> [GOAL OF THE EXERCISE] Reproduce the material word for word; the images stay out.

───── RECORDED DATA

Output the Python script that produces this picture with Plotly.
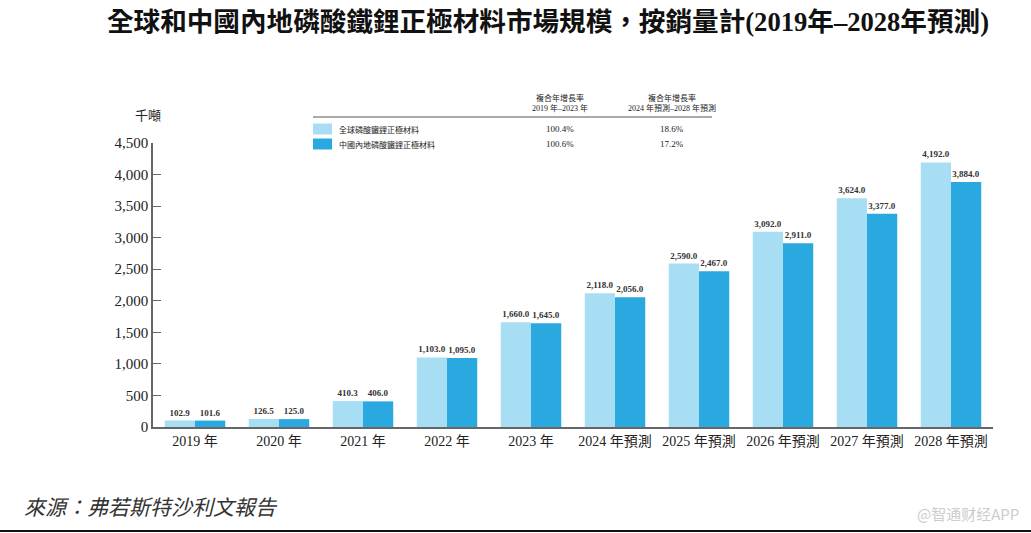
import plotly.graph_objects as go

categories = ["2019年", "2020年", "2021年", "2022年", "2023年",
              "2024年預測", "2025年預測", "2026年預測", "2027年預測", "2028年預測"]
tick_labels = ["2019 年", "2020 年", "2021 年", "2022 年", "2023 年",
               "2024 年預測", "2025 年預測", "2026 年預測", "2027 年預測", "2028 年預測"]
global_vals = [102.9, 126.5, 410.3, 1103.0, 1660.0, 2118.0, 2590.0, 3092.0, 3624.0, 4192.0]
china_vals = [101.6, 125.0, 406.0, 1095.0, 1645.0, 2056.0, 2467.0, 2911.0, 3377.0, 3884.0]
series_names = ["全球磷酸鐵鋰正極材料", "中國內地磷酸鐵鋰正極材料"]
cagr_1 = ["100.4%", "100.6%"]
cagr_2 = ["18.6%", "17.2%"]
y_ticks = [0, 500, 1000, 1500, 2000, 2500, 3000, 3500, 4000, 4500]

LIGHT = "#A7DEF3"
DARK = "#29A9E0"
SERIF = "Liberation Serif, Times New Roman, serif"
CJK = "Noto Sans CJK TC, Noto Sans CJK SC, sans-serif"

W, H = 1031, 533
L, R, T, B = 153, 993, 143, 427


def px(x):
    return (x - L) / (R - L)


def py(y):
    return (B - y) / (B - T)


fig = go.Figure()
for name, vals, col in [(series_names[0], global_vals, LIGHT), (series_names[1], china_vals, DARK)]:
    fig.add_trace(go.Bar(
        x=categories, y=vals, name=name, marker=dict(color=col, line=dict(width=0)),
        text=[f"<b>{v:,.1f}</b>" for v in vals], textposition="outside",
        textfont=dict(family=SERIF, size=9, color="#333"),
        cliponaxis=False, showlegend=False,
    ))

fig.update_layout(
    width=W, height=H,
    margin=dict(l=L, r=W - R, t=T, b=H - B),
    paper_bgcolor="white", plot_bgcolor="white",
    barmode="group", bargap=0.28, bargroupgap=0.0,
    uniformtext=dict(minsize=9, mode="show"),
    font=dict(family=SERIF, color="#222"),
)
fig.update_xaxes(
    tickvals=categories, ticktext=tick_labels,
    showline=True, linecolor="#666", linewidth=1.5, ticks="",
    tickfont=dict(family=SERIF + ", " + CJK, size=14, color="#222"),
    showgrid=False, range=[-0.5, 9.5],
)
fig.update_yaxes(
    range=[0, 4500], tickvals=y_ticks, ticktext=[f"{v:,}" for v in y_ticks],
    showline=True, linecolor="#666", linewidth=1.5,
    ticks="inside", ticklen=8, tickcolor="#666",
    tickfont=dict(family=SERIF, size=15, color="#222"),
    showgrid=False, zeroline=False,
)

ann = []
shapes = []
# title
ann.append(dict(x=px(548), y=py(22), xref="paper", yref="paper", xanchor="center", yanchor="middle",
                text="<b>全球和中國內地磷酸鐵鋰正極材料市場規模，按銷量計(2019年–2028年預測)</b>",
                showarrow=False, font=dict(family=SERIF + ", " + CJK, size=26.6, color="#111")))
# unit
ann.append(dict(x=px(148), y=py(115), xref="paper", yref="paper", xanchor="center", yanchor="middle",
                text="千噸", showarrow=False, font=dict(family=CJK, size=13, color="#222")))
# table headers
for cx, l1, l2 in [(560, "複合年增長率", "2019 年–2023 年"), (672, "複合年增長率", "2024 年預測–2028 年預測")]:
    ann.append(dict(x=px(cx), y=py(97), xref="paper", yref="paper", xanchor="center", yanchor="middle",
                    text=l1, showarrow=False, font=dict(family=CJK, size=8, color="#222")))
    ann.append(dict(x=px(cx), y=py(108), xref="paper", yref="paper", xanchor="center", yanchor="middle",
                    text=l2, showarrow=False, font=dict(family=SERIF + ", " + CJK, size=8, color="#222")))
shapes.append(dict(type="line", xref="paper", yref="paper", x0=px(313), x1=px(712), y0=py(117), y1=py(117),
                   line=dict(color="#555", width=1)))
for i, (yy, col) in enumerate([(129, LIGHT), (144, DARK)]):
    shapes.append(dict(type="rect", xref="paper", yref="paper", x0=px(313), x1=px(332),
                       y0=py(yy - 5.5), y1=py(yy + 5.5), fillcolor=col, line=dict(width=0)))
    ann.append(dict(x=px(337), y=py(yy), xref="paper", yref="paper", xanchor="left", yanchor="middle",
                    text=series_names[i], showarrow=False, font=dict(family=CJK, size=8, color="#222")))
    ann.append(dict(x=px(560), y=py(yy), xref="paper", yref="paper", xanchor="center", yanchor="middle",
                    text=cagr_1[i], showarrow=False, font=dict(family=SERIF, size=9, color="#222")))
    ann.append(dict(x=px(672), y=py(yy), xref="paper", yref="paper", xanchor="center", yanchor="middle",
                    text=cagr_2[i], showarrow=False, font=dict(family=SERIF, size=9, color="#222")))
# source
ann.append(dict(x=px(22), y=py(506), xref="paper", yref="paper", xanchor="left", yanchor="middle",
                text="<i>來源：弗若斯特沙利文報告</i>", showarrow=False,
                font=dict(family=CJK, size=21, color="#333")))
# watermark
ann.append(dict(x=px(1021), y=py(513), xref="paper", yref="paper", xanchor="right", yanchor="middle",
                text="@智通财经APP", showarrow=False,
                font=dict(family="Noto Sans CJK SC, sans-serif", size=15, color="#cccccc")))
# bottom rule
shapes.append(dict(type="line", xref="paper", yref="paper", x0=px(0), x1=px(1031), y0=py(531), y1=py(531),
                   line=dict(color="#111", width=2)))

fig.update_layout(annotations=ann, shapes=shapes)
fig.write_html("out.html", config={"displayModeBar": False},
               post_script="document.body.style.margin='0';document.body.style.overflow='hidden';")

──────────

> [EXERCISE RESULT]
Output the Python script that produces this picture with Plotly.
import plotly.graph_objects as go

categories = ["2019年", "2020年", "2021年", "2022年", "2023年",
              "2024年預測", "2025年預測", "2026年預測", "2027年預測", "2028年預測"]
tick_labels = ["2019 年", "2020 年", "2021 年", "2022 年", "2023 年",
               "2024 年預測", "2025 年預測", "2026 年預測", "2027 年預測", "2028 年預測"]
global_vals = [102.9, 126.5, 410.3, 1103.0, 1660.0, 2118.0, 2590.0, 3092.0, 3624.0, 4192.0]
china_vals = [101.6, 125.0, 406.0, 1095.0, 1645.0, 2056.0, 2467.0, 2911.0, 3377.0, 3884.0]
series_names = ["全球磷酸鐵鋰正極材料", "中國內地磷酸鐵鋰正極材料"]
cagr_1 = ["100.4%", "100.6%"]
cagr_2 = ["18.6%", "17.2%"]
y_ticks = [0, 500, 1000, 1500, 2000, 2500, 3000, 3500, 4000, 4500]

LIGHT = "#A7DEF3"
DARK = "#29A9E0"
SERIF = "Liberation Serif, Times New Roman, serif"
CJK = "Noto Sans CJK TC, Noto Sans CJK SC, sans-serif"

W, H = 1031, 533
L, R, T, B = 153, 993, 143, 427


def px(x):
    return (x - L) / (R - L)


def py(y):
    return (B - y) / (B - T)


fig = go.Figure()
for name, vals, col in [(series_names[0], global_vals, LIGHT), (series_names[1], china_vals, DARK)]:
    fig.add_trace(go.Bar(
        x=categories, y=vals, name=name, marker=dict(color=col, line=dict(width=0)),
        text=[f"<b>{v:,.1f}</b>" for v in vals], textposition="outside",
        textfont=dict(family=SERIF, size=9, color="#333"),
        cliponaxis=False, showlegend=False,
    ))

fig.update_layout(
    width=W, height=H,
    margin=dict(l=L, r=W - R, t=T, b=H - B),
    paper_bgcolor="white", plot_bgcolor="white",
    barmode="group", bargap=0.28, bargroupgap=0.0,
    uniformtext=dict(minsize=9, mode="show"),
    font=dict(family=SERIF, color="#222"),
)
fig.update_xaxes(
    tickvals=categories, ticktext=tick_labels,
    showline=True, linecolor="#666", linewidth=1.5, ticks="",
    tickfont=dict(family=SERIF + ", " + CJK, size=14, color="#222"),
    showgrid=False, range=[-0.5, 9.5],
)
fig.update_yaxes(
    range=[0, 4500], tickvals=y_ticks, ticktext=[f"{v:,}" for v in y_ticks],
    showline=True, linecolor="#666", linewidth=1.5,
    ticks="inside", ticklen=8, tickcolor="#666",
    tickfont=dict(family=SERIF, size=15, color="#222"),
    showgrid=False, zeroline=False,
)

ann = []
shapes = []
# title
ann.append(dict(x=px(548), y=py(22), xref="paper", yref="paper", xanchor="center", yanchor="middle",
                text="<b>全球和中國內地磷酸鐵鋰正極材料市場規模，按銷量計(2019年–2028年預測)</b>",
                showarrow=False, font=dict(family=SERIF + ", " + CJK, size=26.6, color="#111")))
# unit
ann.append(dict(x=px(148), y=py(115), xref="paper", yref="paper", xanchor="center", yanchor="middle",
                text="千噸", showarrow=False, font=dict(family=CJK, size=13, color="#222")))
# table headers
for cx, l1, l2 in [(560, "複合年增長率", "2019 年–2023 年"), (672, "複合年增長率", "2024 年預測–2028 年預測")]:
    ann.append(dict(x=px(cx), y=py(97), xref="paper", yref="paper", xanchor="center", yanchor="middle",
                    text=l1, showarrow=False, font=dict(family=CJK, size=8, color="#222")))
    ann.append(dict(x=px(cx), y=py(108), xref="paper", yref="paper", xanchor="center", yanchor="middle",
                    text=l2, showarrow=False, font=dict(family=SERIF + ", " + CJK, size=8, color="#222")))
shapes.append(dict(type="line", xref="paper", yref="paper", x0=px(313), x1=px(712), y0=py(117), y1=py(117),
                   line=dict(color="#555", width=1)))
for i, (yy, col) in enumerate([(129, LIGHT), (144, DARK)]):
    shapes.append(dict(type="rect", xref="paper", yref="paper", x0=px(313), x1=px(332),
                       y0=py(yy - 5.5), y1=py(yy + 5.5), fillcolor=col, line=dict(width=0)))
    ann.append(dict(x=px(337), y=py(yy), xref="paper", yref="paper", xanchor="left", yanchor="middle",
                    text=series_names[i], showarrow=False, font=dict(family=CJK, size=8, color="#222")))
    ann.append(dict(x=px(560), y=py(yy), xref="paper", yref="paper", xanchor="center", yanchor="middle",
                    text=cagr_1[i], showarrow=False, font=dict(family=SERIF, size=9, color="#222")))
    ann.append(dict(x=px(672), y=py(yy), xref="paper", yref="paper", xanchor="center", yanchor="middle",
                    text=cagr_2[i], showarrow=False, font=dict(family=SERIF, size=9, color="#222")))
# source
ann.append(dict(x=px(22), y=py(506), xref="paper", yref="paper", xanchor="left", yanchor="middle",
                text="<i>來源：弗若斯特沙利文報告</i>", showarrow=False,
                font=dict(family=CJK, size=21, color="#333")))
# watermark
ann.append(dict(x=px(1021), y=py(513), xref="paper", yref="paper", xanchor="right", yanchor="middle",
                text="@智通财经APP", showarrow=False,
                font=dict(family="Noto Sans CJK SC, sans-serif", size=15, color="#cccccc")))
# bottom rule
shapes.append(dict(type="line", xref="paper", yref="paper", x0=px(0), x1=px(1031), y0=py(531), y1=py(531),
                   line=dict(color="#111", width=2)))

fig.update_layout(annotations=ann, shapes=shapes)
fig.write_html("out.html", config={"displayModeBar": False},
               post_script="document.body.style.margin='0';document.body.style.overflow='hidden';")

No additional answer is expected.